A man, traveling around the country, visits a list of ex-girlfriends to “right wrongs” with. He starts in Seattle with his high school girlfriend, goes to Chicago, Boston and finally Los Angeles. The protagonist in Some Girl(s), a Western theater production, is Guy (Andy Reinhardt/Jason Huff), a writer and professor by occupation, does all of this a few weeks before his wedding.


The Western Department of Theatre and Dance presents “Some Girl(s),” a production playing March 1-3 and March 7-10 at 7:30 p.m., and March 3 and March 9-10 at 10:30 p.m. in the Underground Theatre in the Performing Arts Center. Guy could be anyone’s friend who never settled down. In his 30s, he moved from place to place dating girls and leaving them for the next town. In the production he notes his long list of women he should fly to visit, but cannot because of finances. His character is real and not far-fetched: I know guys like him.


The women’s believability creates an atmosphere where the character’s dialogues and actions are enough entertainment as needed. The ex-girlfriends, Sam (Shelby Easley), Tyler (Andrea Nelson), Lindsay (Laura Engles) and Bobbi (Francesca Betancourt), never overplay their character. Instead of theatrics from this play, we get a dose of reality. They are similar to my description of Guy: we all know women like them. Though they are all drastically different, we know women just like each one of them.


When walking into the Underground Theatre, it is unlike most theater experiences. Seats line the wall in a squared U-shape. A set without a stage sits in the middle, and lights shine from above projecting a picture onto the set.


The set, which is a constructed hotel room, has walls of a mesh, transparent material that allows the viewer to peek inside the hotel room. Almost all the structure is transparent, except for a few corners. But, when the lights above the set are turned on, the mesh walls become almost solid and harder to see through. The structure is movable, and spins between Guy’s visits to his ex-girlfriends.


What is most interesting about this play is not the storyline, but the visual elements of the production. Guy’s visits are juxtaposed with airline sounds, a moving set, and a visual element played on the mesh walls. This element is a clip of some sort: a clip of Guy and his fiancé, Alex; a clip of Alex trying on wedding dresses or a clip of their life together. This feed plays while the set is turning. Each time Guy visits a different ex-girlfriend, the set stops at a different angle each time, giving each section of the audience a new perspective.


The play’s believable acting created a truthful story, in a script that could become a mess without the right direction and actors. The script, which is interesting at some points and boring at others, relies on the set, direction and acting of the play to make it wildly entertaining. The actors embodied their characters and brought raw emotion to dramatic yet comedic piece.

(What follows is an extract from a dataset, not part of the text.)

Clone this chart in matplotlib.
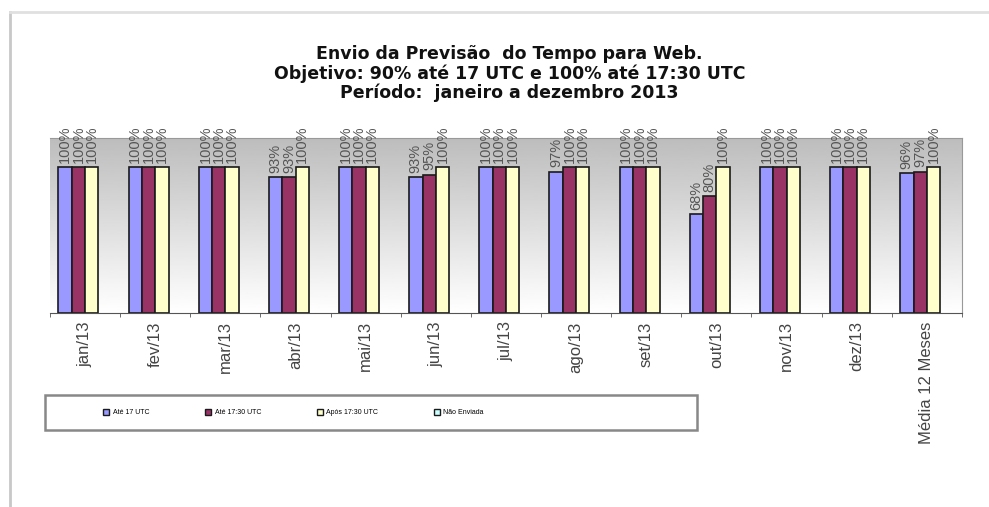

The storyline is quirky, but fun. At moments I found myself laughing at the light-hearted nature, but at other moments I felt uncomfortable because it seemed intrusive for me to be there. It seemed like parts of this play were too private between the characters for me to see. At times I wanted to shut my eyes to give them some privacy, but I didn’t.


Overall I think the visual elements made the play what it is. The acting seemed to supplement the visual attraction to the play, but the storyline was my least favorite part. If the “Some Girl(s)” performed in the main theatre instead of the Underground Theater, with all the intricate and innovative set pieces, it would be less entertaining. The actors and set carry the storyline more than the actual words do.